View Full Version : How is analysis used in grad school

01-06-2014, 07:46 PM
I just finished real analysis this past semester and am now curious how this material will be used in the setting of economics. Is it important to know certain theorems and their implications like the back of your hand ie. compactness, continuity, basic topology? If so how are these concepts applied to economic theory. Or is the reason for taking RA just to be comfortable writing and understanding proofs?

01-06-2014, 09:18 PM
Here are some applications off the top of my head:
Stochastic differential equations play an important role in financial mathematics, and a thorough grounding in analysis and measure theory is required to work with SDE's.

For a concrete result that uses topological notions, see http://cowles.econ.yale.edu/P/cd/d00b/d0076.pdf

Various fixed point theorems---facts in analysis and algebraic topology---are employed in economics as well.

Of course, it pays to be comfortable writing and reading proofs as well.

01-06-2014, 09:50 PM
Think micro theory. Micro theory is as general as you can get, so you'll need a lot of real analysis to be able to characterize things, ensure solutions exist and stuff like that. For instance, the Weierstrass theorem ensures that a solution always exists to the utility maximization problem under the assumption that u is continuous and that the set of choices is compact (i.e. because you're maximizing a continuous function over a compact set). Or the Nash theorem uses a fixed point argument to show that a Nash equlibrium always exists if the set of strategies is compact, convex and nonempty, and u is continuous. Convexity, concavity, quasi-convexity and quasi-concavity are also widely used. So yeah, it definitely helps to be familiar with some of the theorems and with this style of abstract math if you want to succeed in graduate micro theory.
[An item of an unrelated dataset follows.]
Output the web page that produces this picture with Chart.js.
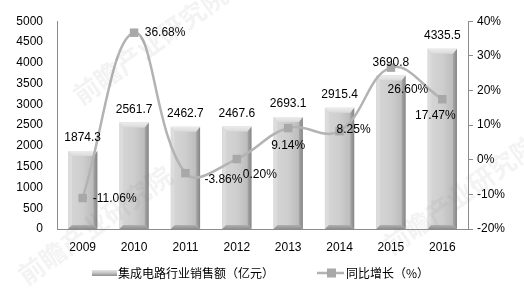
<!DOCTYPE html>
<html>
<head>
<meta charset="utf-8">
<script src="https://cdn.jsdelivr.net/npm/chart.js@4.4.1/dist/chart.umd.min.js"></script>
<style>
  html, body { margin: 0; padding: 0; background: #fff; }
</style>
</head>
<body>
<canvas id="chart" width="524" height="289"></canvas>
<script>
// 数据
const years = ["2009", "2010", "2011", "2012", "2013", "2014", "2015", "2016"];
const sales = [1874.3, 2561.7, 2462.7, 2467.6, 2693.1, 2915.4, 3690.8, 4335.5];
const growth = [-11.06, 36.68, -3.86, 0.20, 9.14, 8.25, 26.60, 17.47];
const salesTicks = [0, 500, 1000, 1500, 2000, 2500, 3000, 3500, 4000, 4500, 5000];
const growthTicks = [-20, -10, 0, 10, 20, 30, 40];

const salesName = "集成电路行业销售额（亿元）";
const growthName = "同比增长（%）";

// 百分比标签相对数据点的偏移（标签中心）
const pctLabelShift = [[32, 1], [31, 0], [38, 7], [23, 16], [0, 18], [14, -1], [17, 22], [-7, 16]];

const numFont = "12px 'Liberation Sans', Arial, sans-serif";
const cjkFont = "12px 'Noto Sans CJK SC', sans-serif";
const axisColor = "#8c8c8c";

// 立体柱子效果
const bevelBars = {
  id: "bevelBars",
  afterDatasetDraw(chart, args) {
    if (args.index !== 0) return;
    const ctx = chart.ctx;
    args.meta.data.forEach(bar => {
      const p = bar.getProps(["x", "y", "base", "width"], true);
      const l = p.x - p.width / 2, r = p.x + p.width / 2, t = p.y, b = p.base;
      const s = 4, tb = 5, bb = 4;
      ctx.save();
      // 正面
      let g = ctx.createLinearGradient(l + s, 0, r - s, 0);
      g.addColorStop(0, "#d4d4d4");
      g.addColorStop(0.5, "#cecece");
      g.addColorStop(1, "#bcbcbc");
      ctx.fillStyle = g;
      ctx.fillRect(l + s, t + tb, r - l - 2 * s, b - t - tb - bb);
      // 左侧
      ctx.fillStyle = "#dcdcdc";
      ctx.beginPath();
      ctx.moveTo(l, t); ctx.lineTo(l + s, t + tb); ctx.lineTo(l + s, b - bb); ctx.lineTo(l, b);
      ctx.closePath(); ctx.fill();
      // 右侧
      g = ctx.createLinearGradient(r - s, 0, r, 0);
      g.addColorStop(0, "#a8a8a8");
      g.addColorStop(1, "#858585");
      ctx.fillStyle = g;
      ctx.beginPath();
      ctx.moveTo(r, t); ctx.lineTo(r - s, t + tb); ctx.lineTo(r - s, b - bb); ctx.lineTo(r, b);
      ctx.closePath(); ctx.fill();
      // 顶部
      g = ctx.createLinearGradient(0, t, 0, t + tb);
      g.addColorStop(0, "#ececec");
      g.addColorStop(1, "#d9d9d9");
      ctx.fillStyle = g;
      ctx.beginPath();
      ctx.moveTo(l, t); ctx.lineTo(r, t); ctx.lineTo(r - s, t + tb); ctx.lineTo(l + s, t + tb);
      ctx.closePath(); ctx.fill();
      // 底部
      g = ctx.createLinearGradient(0, b - bb, 0, b);
      g.addColorStop(0, "#b0b0b0");
      g.addColorStop(1, "#8e8e8e");
      ctx.fillStyle = g;
      ctx.beginPath();
      ctx.moveTo(l, b); ctx.lineTo(r, b); ctx.lineTo(r - s, b - bb); ctx.lineTo(l + s, b - bb);
      ctx.closePath(); ctx.fill();
      ctx.restore();
    });
  }
};

// 数据标签 + 图例 + 水印
const labelsAndLegend = {
  id: "labelsAndLegend",
  afterDatasetsDraw(chart) {
    const ctx = chart.ctx;
    ctx.save();
    ctx.font = numFont;
    ctx.fillStyle = "#000";
    ctx.textAlign = "center";
    ctx.textBaseline = "middle";
    chart.getDatasetMeta(0).data.forEach((bar, i) => {
      ctx.fillText(sales[i].toFixed(1), bar.x, bar.y - 13);
    });
    chart.getDatasetMeta(1).data.forEach((pt, i) => {
      const [dx, dy] = pctLabelShift[i];
      ctx.fillText(growth[i].toFixed(2) + "%", pt.x + dx, pt.y + dy);
    });

    // 图例
    const ly = 273;
    let g = ctx.createLinearGradient(0, ly - 3, 0, ly + 3);
    g.addColorStop(0, "#e4e4e4");
    g.addColorStop(0.5, "#c4c4c4");
    g.addColorStop(1, "#8e8e8e");
    ctx.fillStyle = g;
    ctx.fillRect(92, ly - 3, 25, 6);
    ctx.fillStyle = "#000";
    ctx.font = cjkFont;
    ctx.textAlign = "left";
    ctx.fillText(salesName, 118, ly);

    ctx.strokeStyle = "#b3b3b3";
    ctx.lineWidth = 2.5;
    ctx.beginPath();
    ctx.moveTo(317, ly); ctx.lineTo(344, ly);
    ctx.stroke();
    ctx.fillStyle = "#a8a8a8";
    ctx.fillRect(327, ly - 4.5, 9, 9);
    ctx.fillStyle = "#000";
    ctx.fillText(growthName, 346, ly);
    ctx.restore();
  },
  afterDraw(chart) {
    const ctx = chart.ctx;
    ctx.save();
    ctx.fillStyle = "rgba(120,120,120,0.09)";
    ctx.font = "bold 26px 'Noto Sans CJK SC', sans-serif";
    ctx.textAlign = "center";
    ctx.textBaseline = "middle";
    [[150, 45], [95, 225], [460, 195]].forEach(([x, y]) => {
      ctx.save();
      ctx.translate(x, y);
      ctx.rotate(-0.62);
      ctx.fillText("前瞻产业研究院", 0, 0);
      ctx.restore();
    });
    ctx.restore();
  }
};

new Chart(document.getElementById("chart"), {
  data: {
    labels: years,
    datasets: [
      {
        type: "bar",
        label: salesName,
        data: sales,
        yAxisID: "y",
        backgroundColor: "#c8c8c8",
        borderWidth: 0,
        barPercentage: 0.57,
        categoryPercentage: 1,
        order: 2
      },
      {
        type: "line",
        label: growthName,
        data: growth,
        yAxisID: "y1",
        borderColor: "#b3b3b3",
        borderWidth: 2.5,
        tension: 0.4,
        pointStyle: "rect",
        pointRadius: 6,
        pointBackgroundColor: "#a8a8a8",
        pointBorderWidth: 0,
        clip: false,
        order: 1
      }
    ]
  },
  options: {
    responsive: false,
    animation: false,
    layout: { padding: { top: 11, left: 0, right: 0, bottom: 0 } },
    plugins: {
      legend: { display: false },
      tooltip: { enabled: false }
    },
    scales: {
      x: {
        offset: true,
        grid: { display: false, drawTicks: false },
        border: { color: axisColor },
        ticks: { color: "#000", font: { family: "'Liberation Sans', Arial", size: 12 }, padding: 11 },
        afterFit: s => { s.height = 60; }
      },
      y: {
        position: "left",
        min: 0,
        max: 5000,
        afterBuildTicks: s => { s.ticks = salesTicks.map(v => ({ value: v })); },
        grid: { display: false, drawTicks: false },
        border: { color: axisColor },
        ticks: {
          color: "#000",
          font: { family: "'Liberation Sans', Arial", size: 12 },
          padding: 14,
          callback: v => String(v)
        },
        afterFit: s => { s.width = 57; }
      },
      y1: {
        position: "right",
        min: -20,
        max: 40,
        afterBuildTicks: s => { s.ticks = growthTicks.map(v => ({ value: v })); },
        grid: { drawOnChartArea: false, drawTicks: true, tickLength: 5, color: axisColor },
        border: { color: axisColor },
        ticks: {
          color: "#000",
          font: { family: "'Liberation Sans', Arial", size: 12 },
          padding: 4,
          callback: v => v + "%"
        },
        afterFit: s => { s.width = 56; }
      }
    }
  },
  plugins: [bevelBars, labelsAndLegend]
});
</script>
</body>
</html>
More broadly, I assume some of these theorems and stuff are used in current micro theory and game theory research as well, and you can see them quite often in applied micro models as well.

01-07-2014, 12:14 AM
^Nice post but not entirely correct. Micro theory is hardly the only area where basic analysis concepts are required. Everything OP mentioned will also be seen in first year macro in most decent programs and, very likely, in first year econometrics.

For example, everything you will cover in probability theory (generally taught in first semester econometrics, or math camp) will revolve around convergence theorems, which is the theory behind why we can do anything in econometrics. And without continuity, plus the section on convergence of sequences you usually do in a first analysis class, these topics cannot be covered.

Posters here sometimes advise that you don't absolutely "need" real analysis, but they mean it only to the extent that you can try to catch up in your first year. Basic analysis concepts such as compactness and continuity absolutely have to be understood for an economics student aiming to get through a PhD program, sooner or later. Whether you might need them for your research is a different matter.

01-07-2014, 05:22 AM
After 1 quarter I definitely think I'd be overwhelmed without it.

01-09-2014, 02:58 AM
A book that covers real analysis relatively well and includes economic applications is Real Analysis with Economic Applications by Efe Ok. Maybe check that out.

01-09-2014, 06:02 AM
A book that covers real analysis relatively well and includes economic applications is Real Analysis with Economic Applications by Efe Ok. Maybe check that out.

Thanks for the info, I will definitely check it out.